In the past, I've tried some more sophisticated ideas, like modelling the truncated distribution, extrapolating it outwards and substituting random numbers drawn from the missing region, but I'm not sure that these necessarily produce better results.
One thing to note - often bio/chem parameters will follow a log-normal distribution, in which case you might want to log transform the data before using the above approaches.
Finally, there's nothing wrong with trying out your analyses with a few different substitution approaches to see what difference it makes. If the main conclusions are essentially unchanged, then you don't have too much to worry about. Just make sure you clearly describe your approach in the report.
Hope this helps. Good luck.
Matt
Re: How to handle max and min outputs in a statistical analysis?
Posted: Wed Jul 17, 2024 7:35 am
by Biochemist
Thank you, Matt, for your reply. I will try out different approaches and see how they affect the results and then decide which one I will eventually use - and, of course, describe it in my report.
Re: How to handle max and min outputs in a statistical analysis?
Posted: Thu Jul 18, 2024 2:28 pm
by reason180
To me, a straightforward and convincing approach would be to convert each instance of "max" to equal the value of the largest non-max value in your data set. Likewise, convert each "min" the the value of the smallest non-min value you measured. (This approach is very similar [though not identical] to Winsorization.)
Re: How to handle max and min outputs in a statistical analysis?

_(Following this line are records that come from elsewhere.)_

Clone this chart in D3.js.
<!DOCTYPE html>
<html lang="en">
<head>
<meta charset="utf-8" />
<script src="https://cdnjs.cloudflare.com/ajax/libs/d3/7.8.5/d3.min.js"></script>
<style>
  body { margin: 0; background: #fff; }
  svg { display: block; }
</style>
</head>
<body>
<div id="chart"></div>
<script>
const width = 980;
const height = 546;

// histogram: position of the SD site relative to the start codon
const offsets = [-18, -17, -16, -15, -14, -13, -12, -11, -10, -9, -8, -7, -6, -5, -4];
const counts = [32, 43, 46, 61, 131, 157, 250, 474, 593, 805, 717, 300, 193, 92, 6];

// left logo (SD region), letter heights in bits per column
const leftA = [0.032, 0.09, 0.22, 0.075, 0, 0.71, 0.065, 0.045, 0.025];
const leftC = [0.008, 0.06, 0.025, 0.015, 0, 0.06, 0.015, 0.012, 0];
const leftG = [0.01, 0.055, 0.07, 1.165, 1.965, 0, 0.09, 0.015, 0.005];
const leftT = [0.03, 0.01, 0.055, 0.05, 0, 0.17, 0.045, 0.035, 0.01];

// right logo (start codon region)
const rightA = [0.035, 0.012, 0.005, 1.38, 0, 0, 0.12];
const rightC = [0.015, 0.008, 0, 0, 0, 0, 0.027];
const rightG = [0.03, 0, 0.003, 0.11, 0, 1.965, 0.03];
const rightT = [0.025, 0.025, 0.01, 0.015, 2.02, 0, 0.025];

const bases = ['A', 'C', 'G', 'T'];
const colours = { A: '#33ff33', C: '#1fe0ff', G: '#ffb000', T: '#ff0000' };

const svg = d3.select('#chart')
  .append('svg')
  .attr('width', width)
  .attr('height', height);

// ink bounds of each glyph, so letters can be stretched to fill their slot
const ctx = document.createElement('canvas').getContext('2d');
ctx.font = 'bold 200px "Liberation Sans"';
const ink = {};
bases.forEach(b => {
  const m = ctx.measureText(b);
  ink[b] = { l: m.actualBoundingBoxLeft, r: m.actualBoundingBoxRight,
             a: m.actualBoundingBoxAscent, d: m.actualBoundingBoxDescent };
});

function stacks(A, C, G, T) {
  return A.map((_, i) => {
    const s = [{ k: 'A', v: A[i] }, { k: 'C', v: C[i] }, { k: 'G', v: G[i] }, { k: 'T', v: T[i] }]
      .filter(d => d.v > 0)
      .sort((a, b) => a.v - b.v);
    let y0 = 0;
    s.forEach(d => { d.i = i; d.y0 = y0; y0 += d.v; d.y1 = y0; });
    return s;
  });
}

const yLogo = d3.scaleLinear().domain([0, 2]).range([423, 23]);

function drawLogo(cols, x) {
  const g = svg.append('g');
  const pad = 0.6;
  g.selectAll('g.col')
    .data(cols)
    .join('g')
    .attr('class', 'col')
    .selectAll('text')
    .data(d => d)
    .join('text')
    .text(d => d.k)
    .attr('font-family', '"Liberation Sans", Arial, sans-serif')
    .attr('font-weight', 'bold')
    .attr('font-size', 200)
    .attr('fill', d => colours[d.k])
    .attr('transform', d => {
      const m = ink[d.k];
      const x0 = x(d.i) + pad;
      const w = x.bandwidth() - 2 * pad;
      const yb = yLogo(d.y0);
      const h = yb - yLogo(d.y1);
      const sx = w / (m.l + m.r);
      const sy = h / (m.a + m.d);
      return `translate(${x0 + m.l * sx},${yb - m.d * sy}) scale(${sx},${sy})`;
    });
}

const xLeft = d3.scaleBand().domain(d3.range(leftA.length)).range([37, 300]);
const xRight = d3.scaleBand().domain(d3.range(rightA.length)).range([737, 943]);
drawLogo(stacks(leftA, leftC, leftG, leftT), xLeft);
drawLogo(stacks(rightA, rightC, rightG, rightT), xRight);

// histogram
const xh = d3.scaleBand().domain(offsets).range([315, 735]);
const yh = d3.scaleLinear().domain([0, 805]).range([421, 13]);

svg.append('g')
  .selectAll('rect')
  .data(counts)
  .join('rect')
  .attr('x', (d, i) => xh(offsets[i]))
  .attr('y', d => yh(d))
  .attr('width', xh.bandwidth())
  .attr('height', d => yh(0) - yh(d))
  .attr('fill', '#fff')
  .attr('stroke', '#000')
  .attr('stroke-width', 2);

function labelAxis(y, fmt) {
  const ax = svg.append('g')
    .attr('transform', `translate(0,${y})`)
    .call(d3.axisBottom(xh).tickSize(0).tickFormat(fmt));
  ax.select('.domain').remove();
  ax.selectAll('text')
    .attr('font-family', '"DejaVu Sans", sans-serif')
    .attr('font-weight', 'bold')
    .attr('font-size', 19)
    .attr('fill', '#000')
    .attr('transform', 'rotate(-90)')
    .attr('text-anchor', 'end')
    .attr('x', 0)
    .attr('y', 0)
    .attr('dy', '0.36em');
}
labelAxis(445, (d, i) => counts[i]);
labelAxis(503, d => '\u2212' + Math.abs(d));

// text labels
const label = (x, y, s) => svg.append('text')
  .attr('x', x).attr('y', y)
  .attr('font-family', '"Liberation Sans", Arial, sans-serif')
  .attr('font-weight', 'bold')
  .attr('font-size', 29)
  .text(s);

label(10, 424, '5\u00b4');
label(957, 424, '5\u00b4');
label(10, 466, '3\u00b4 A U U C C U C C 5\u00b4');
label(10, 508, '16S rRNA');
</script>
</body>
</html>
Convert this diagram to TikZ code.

Posted: Fri Jul 19, 2024 9:02 am
by Biochemist
Thanks for your suggestion, reason180.
The things is this: The >max values are only max values for the calculated parameter, which is generally a concentration. The raw data are absorbance, fluorescence or chemiluminescence values and there is always such a value. The calculated parameter is determined from the standard curve, which of course has an upper and a lower limit. So, by looking at the raw data for the >max values, I can tell that there are differences between >max values that are just a little bit beyond the upper limit of the standard curve and >max values that are much higher. I just cannot say how much of a difference in absolute quantitative values. So, by assigning the highest measured non-max value to all >max values, I would even out some existing differences. But I guess there is no way around that.
Re: How to handle max and min outputs in a statistical analysis?
Posted: Fri Jul 19, 2024 1:23 pm
by reason180
Are there just a few <min and >max values? If so, then what you're seeing as a problem (with this pseudo-Winsorization I've proposed) may be a benefit in that it prevents outliers from distorting your results. Alternatively, if there are lots of <min and >max values, then you really do have a problem. Perhaps a way to handle that is to do non-parametric analyses on ranks (such that all of the <min values have tied ranks and all of the >max values have tied ranks)?
Re: How to handle max and min outputs in a statistical analysis?
Posted: Fri Jul 19, 2024 1:47 pm
by Biochemist
OK, I see. That may indeed be a benefit in the case of just a few of these values.
There are quite a lot of <min values for some parameters (and none for others) but there are only very few >max values for all parameters.